California Work Program for Young Is Threatened
MOUNT TAMALPAIS STATE PARK, Calif. — An hour before sunrise, Jason Prue, a shaggy-haired member of a California Conservation Corps work crew, stood scrubbing a breakfast dish in the rain, shaking off a night of sleeping in a wet tent and loving every minute of it.
A California Conservation Corps crew repaired trails in Mount Tamalpais State Park. The corps employs 1,300 young adults.
MOUNT TAMALPAIS STATE PARK, Calif. — An hour before sunrise, Jason Prue, a shaggy-haired member of a California Conservation Corps work crew, stood scrubbing a breakfast dish in the rain, shaking off a night of sleeping in a wet tent and loving every minute of it.
“I like working in the rain,” Mr. Prue, 21, said on Thursday. “It’s beautiful. And it’s a free shower.”
But Mr. Prue, who joined the corps after living in his car for a stint, and hundreds like him could soon be jobless.
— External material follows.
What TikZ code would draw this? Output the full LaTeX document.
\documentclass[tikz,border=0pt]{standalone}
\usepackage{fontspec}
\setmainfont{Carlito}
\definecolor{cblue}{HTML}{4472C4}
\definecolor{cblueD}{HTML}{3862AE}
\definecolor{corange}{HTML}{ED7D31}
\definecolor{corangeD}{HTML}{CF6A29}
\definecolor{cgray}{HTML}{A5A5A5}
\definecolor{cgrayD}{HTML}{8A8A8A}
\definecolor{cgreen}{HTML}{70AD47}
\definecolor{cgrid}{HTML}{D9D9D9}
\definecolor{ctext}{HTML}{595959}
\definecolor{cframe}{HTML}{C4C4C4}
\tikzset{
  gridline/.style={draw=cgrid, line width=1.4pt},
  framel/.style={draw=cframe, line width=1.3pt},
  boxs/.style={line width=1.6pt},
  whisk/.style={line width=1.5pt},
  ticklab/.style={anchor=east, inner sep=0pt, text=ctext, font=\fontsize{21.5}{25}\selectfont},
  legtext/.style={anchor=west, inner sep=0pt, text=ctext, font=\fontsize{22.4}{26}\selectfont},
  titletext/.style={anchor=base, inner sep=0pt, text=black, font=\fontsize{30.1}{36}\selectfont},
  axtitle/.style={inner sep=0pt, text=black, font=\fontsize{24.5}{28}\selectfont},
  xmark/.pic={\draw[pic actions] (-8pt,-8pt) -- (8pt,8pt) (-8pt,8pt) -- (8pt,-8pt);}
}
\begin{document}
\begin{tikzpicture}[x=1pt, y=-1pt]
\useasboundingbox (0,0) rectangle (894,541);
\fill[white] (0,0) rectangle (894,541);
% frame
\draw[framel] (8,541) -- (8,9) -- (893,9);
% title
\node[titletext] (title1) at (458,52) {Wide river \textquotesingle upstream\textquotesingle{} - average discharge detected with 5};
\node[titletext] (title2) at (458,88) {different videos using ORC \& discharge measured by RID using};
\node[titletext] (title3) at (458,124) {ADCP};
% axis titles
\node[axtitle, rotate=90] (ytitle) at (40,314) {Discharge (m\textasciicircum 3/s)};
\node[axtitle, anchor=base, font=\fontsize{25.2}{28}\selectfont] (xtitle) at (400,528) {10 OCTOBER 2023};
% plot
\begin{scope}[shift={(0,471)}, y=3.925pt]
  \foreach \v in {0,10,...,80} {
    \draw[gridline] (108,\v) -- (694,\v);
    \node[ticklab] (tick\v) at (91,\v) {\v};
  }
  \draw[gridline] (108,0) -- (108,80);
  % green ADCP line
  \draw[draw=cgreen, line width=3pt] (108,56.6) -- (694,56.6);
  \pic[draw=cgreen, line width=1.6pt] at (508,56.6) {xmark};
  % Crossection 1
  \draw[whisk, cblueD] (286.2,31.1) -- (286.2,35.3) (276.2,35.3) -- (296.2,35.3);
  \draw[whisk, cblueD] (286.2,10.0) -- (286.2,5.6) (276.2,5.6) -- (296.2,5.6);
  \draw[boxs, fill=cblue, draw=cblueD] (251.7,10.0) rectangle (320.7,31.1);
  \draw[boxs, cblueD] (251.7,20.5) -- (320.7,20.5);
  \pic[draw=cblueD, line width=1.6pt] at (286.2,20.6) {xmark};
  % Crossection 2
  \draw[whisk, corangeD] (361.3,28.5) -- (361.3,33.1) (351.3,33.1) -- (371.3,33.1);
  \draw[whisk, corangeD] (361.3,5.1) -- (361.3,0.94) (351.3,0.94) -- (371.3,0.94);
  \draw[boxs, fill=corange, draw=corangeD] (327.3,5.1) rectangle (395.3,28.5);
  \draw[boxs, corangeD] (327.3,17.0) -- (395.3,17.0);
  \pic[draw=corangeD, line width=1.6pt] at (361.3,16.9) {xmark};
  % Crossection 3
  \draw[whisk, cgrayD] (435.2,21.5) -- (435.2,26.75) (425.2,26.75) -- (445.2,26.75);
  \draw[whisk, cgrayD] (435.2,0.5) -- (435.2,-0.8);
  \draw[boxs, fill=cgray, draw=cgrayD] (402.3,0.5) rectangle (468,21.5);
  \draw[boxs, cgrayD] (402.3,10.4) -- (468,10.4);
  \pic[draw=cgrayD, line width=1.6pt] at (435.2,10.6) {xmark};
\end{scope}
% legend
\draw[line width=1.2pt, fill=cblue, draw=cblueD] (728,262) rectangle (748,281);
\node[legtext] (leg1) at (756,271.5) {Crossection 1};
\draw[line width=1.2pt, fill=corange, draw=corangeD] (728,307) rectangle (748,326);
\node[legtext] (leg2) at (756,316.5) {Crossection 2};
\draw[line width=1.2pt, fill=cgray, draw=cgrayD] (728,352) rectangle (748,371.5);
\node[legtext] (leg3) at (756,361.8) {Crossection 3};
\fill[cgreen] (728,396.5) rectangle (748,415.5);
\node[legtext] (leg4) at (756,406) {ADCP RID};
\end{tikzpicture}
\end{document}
A budget crisis has put the California Conservation Corps, the country’s largest and oldest work program for mostly hard-luck teenagers and young adults, on the chopping block.
Gov. Arnold Schwarzenegger wants to eliminate the program as the state struggles with a $42 billion budget deficit. Under the governor’s proposed budget, the state would take back the $34 million in general funds it spends on the corps each year, though some money would be funneled into work corps programs run by local governments and nonprofit groups.
“The expense of the program did not justify keeping them,” said Sandy Cooney, a spokesman for the state’s Natural Resources Agency, which oversees the corps. “This is about making hard decisions.”
That the governor might gut the corps even as President Obama’s new administration evokes themes of public works, national service and overcoming odds galls some youth advocates, who say the program serves as a model for the type of “green collar” jobs promised by the Congressional stimulus package.
“To cut off the opportunity for disadvantaged kids to get their feet on the first rung of the ladder to future green careers is criminal,” said Van Jones, author of the best-selling “Green Collar Economy” and founding president of the Oakland-based nonprofit agency Green for All.
Mr. Jones said the California program was the prototype for at least 13 similar corps in other states and an inspiration for conservation work programs being considered by the Obama administration.
“How can you be a green governor and be taking the tools to green the state out of the hands of young people?” Mr. Jones said.
California’s program is modeled on the Civilian Conservation Corps, which put three million young, unemployed men to work from 1933 to 1942. President Franklin D. Roosevelt’s “tree army” or “soil soldiers” planted more than two billion trees, restored eroding soil in the Dust Bowl states, developed 800 new state parks, erected one million miles of fences, and built bridges, roads and 13,000 miles of hiking trails in places like Yosemite and Grand Canyon National Parks.
“This was without a doubt the most popular New Deal program; it radically transformed the landscape of this country,” said Neil Maher, an associate professor of history at the New Jersey Institute of Technology and Rutgers University and author of “Nature’s New Deal: The Civilian Conservation Corps and the Roots of the American Environmental Movement.”
Each year the California corps — whose motto is “Hard work, low pay, miserable conditions ... and more!” — employs more than 1,300 young people between the ages of 18 and 25 for a year of hard labor in far-flung corners of the state. They restore salmon habitat in the redwoods, clear brush from highways and build trails in state parks. Most are unemployed young men hailing from poor urban neighborhoods, and nearly half have not graduated from high school.
Though he has a high school diploma, Mr. Prue said he was living as a drifter in an old Dodge Intrepid with a dog named Buddy before joining. “I decided I needed to do something, to find a job I loved,” he said, standing on a muddy slope, surrounded by the pinging sound of pickaxes hitting rock. “This is it.”
Plans to terminate the program have united an eclectic group of advocates, including those who benefit from the corps’ work, like off-road-vehicle enthusiasts, hikers, firefighters and sport fishermen. They are writing to the governor to urge that the program not be eliminated.
Last week, four former governors signed a letter urging the same, including Attorney General Jerry Brown. Mr. Brown founded the corps program as governor in 1976 because, he said, “kids need to get out of the concrete of the urban world and encounter the complexities of nature.”
While legislators continued to wrangle over what to cut and where to tax, a corps crew under a canopy of oak and fir trees on Mount Tamalpais hauled rock, rolled wheelbarrows brimming with dirt and hacked at stumps, carving a wheelchair-accessible trail in the mountainside.
“I’m not that good a planner,” Mr. Prue said, his face smudged with dirt. “If this goes down, I don’t know what I’m going to do.”